Prosecutor General Richard Muhumuza commended the Danish government for the extradition.
“Genocide is a crime committed against mankind. All nations should therefore make sure that perpetrators of this crime do not elude justice.
“We also take this opportunity to reiterate our commitment to seeking extraditions of other Genocide fugitives from wherever they may be and, where this is not possible, to seeking prosecution by the host countries,” he said.
Upon arrival, Mbarushimana, who wore a black suit and white shirt, looked composed.
But he appeared hesitant to cooperate when a police officer moved to handcuff him.
After the formalities at the airport during which he also heard the charges he faces and his rights, including the right to a lawyer, he was led into a waiting Police car and off Kigali ‘1930’ prison.
Mbarushimana is alleged to have organised and participated in the killings of the Tutsi in Kabuye, Dahwe, Gisagara, Ndora, Twarubona and nearby areas, in the current Gisagara District in the Southern Province, in 1994.
At the time, he was an inspector of schools in Muganza.
The former school teacher has lived in Denmark with his wife and four children for about 13 years. Rwanda filed the extradition request back in February 2012. Mbarushimana later failed in his bid to challenge the extradition efforts in courts.
The suspect exhausted all possible judicial avenues to avoid extradition in vain.

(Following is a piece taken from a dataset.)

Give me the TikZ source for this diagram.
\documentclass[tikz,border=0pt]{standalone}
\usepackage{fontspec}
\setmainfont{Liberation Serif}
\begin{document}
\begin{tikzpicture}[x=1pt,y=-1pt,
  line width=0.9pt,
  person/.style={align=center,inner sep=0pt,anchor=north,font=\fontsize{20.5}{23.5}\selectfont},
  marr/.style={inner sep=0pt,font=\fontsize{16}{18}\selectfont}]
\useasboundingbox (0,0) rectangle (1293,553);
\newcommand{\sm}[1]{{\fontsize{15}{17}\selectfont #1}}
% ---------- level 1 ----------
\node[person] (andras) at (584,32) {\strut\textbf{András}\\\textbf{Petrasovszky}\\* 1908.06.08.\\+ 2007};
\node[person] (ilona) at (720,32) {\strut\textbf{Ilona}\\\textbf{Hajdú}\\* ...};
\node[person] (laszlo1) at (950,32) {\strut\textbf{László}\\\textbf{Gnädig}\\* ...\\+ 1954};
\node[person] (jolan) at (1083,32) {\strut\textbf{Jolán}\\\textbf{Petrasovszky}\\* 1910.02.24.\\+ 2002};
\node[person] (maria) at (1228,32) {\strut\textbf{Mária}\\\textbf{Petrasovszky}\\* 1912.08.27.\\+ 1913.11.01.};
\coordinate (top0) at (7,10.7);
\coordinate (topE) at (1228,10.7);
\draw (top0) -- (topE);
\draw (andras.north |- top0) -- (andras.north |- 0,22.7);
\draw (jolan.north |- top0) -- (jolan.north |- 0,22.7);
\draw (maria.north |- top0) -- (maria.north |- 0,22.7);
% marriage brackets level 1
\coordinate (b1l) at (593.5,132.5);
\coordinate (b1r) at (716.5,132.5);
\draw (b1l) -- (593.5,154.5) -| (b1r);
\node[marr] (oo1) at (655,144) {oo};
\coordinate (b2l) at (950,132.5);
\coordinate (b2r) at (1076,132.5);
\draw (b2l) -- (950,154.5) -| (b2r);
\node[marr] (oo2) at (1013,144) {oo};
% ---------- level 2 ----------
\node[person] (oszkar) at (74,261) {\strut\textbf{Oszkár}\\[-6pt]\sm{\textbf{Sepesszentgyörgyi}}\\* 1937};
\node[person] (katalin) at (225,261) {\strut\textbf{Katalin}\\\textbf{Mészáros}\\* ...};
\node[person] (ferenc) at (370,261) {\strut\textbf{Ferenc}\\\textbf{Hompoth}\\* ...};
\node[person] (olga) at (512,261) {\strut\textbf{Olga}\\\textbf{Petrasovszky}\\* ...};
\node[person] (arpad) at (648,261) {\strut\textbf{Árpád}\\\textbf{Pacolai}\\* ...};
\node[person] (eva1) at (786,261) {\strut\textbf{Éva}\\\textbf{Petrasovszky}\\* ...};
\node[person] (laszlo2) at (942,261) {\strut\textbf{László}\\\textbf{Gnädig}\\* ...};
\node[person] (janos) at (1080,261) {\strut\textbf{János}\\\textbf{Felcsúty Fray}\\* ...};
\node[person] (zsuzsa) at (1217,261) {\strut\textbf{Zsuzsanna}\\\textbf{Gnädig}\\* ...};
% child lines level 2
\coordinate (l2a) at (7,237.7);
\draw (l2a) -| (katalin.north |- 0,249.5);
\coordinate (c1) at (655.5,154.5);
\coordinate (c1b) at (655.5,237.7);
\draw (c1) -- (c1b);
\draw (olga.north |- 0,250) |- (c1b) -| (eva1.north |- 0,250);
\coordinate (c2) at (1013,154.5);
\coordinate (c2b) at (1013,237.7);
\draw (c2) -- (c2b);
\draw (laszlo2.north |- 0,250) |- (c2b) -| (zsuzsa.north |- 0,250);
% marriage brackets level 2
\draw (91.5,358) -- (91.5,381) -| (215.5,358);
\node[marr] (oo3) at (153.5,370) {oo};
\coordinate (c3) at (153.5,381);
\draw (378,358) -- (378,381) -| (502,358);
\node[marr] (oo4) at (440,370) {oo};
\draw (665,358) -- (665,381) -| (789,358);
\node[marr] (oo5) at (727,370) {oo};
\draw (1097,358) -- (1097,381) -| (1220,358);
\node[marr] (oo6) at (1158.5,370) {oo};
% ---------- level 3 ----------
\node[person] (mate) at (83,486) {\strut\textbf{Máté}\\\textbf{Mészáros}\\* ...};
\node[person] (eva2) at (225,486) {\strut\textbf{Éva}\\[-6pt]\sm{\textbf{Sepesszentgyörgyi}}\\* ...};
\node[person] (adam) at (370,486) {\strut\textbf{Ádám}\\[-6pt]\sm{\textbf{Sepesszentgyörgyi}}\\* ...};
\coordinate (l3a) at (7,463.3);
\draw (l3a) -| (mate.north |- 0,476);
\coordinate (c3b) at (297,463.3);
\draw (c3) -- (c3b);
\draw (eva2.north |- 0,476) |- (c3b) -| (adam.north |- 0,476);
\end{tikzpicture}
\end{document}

In November 2013, the Danish Supreme Court ruled that he must be extradited to Rwanda to stand trial.
And, in January 2014, the European Court of Human Rights upheld the decision by the Danish Court to extradite him to Rwanda, rejecting claims that the suspect would not receive fair hearing in his home country.
He becomes the second Genocide suspect to be extradited to Rwanda from Scandinavian countries after Charles Bandora, who was transferred from Norway.

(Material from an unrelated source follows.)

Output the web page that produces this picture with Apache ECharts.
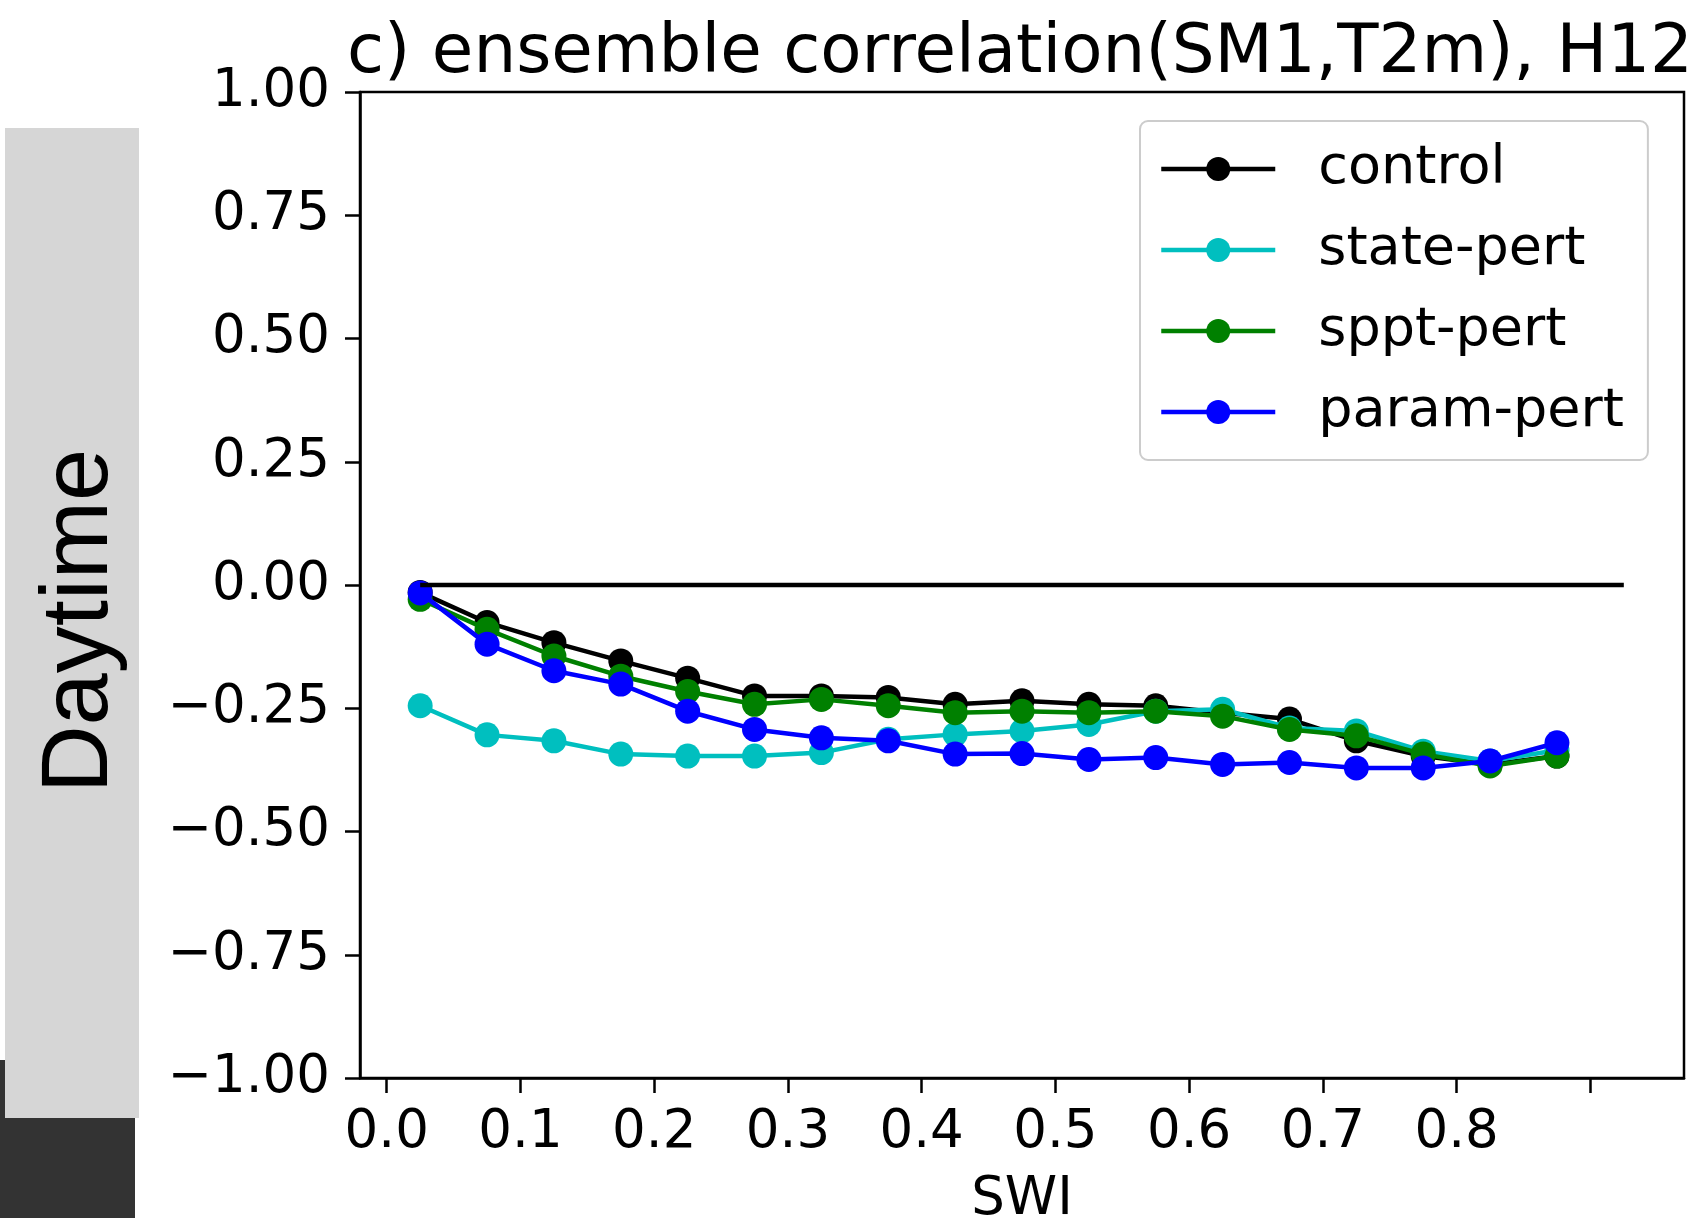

Sentenced to life in absentia in Rwanda, in 2008, Mbarushimana allegedly led Interahamwe militiamen to attack the Tutsi in April 1994.
He had been granted asylum under the false name of Emmanuel Kunda, and had lived in Denmark since 2001.
Jean Pierre Dusingizemungu, the head of the Genocide survivors’ umbrella Ibuka, welcomed the move saying it came at an important moment – when Rwandans are marking the 20th anniversary of the Liberation Struggle, which put an end to the Genocide against the Tutsi. “It’s also a good example to other countries that continue to harbour (Genocide) fugitives.”
Evode Kalima, a Genocide survivor and former parliamentarian, said the extradition was a demonstration of international community’s growing confidence in Rwanda’s judicial system.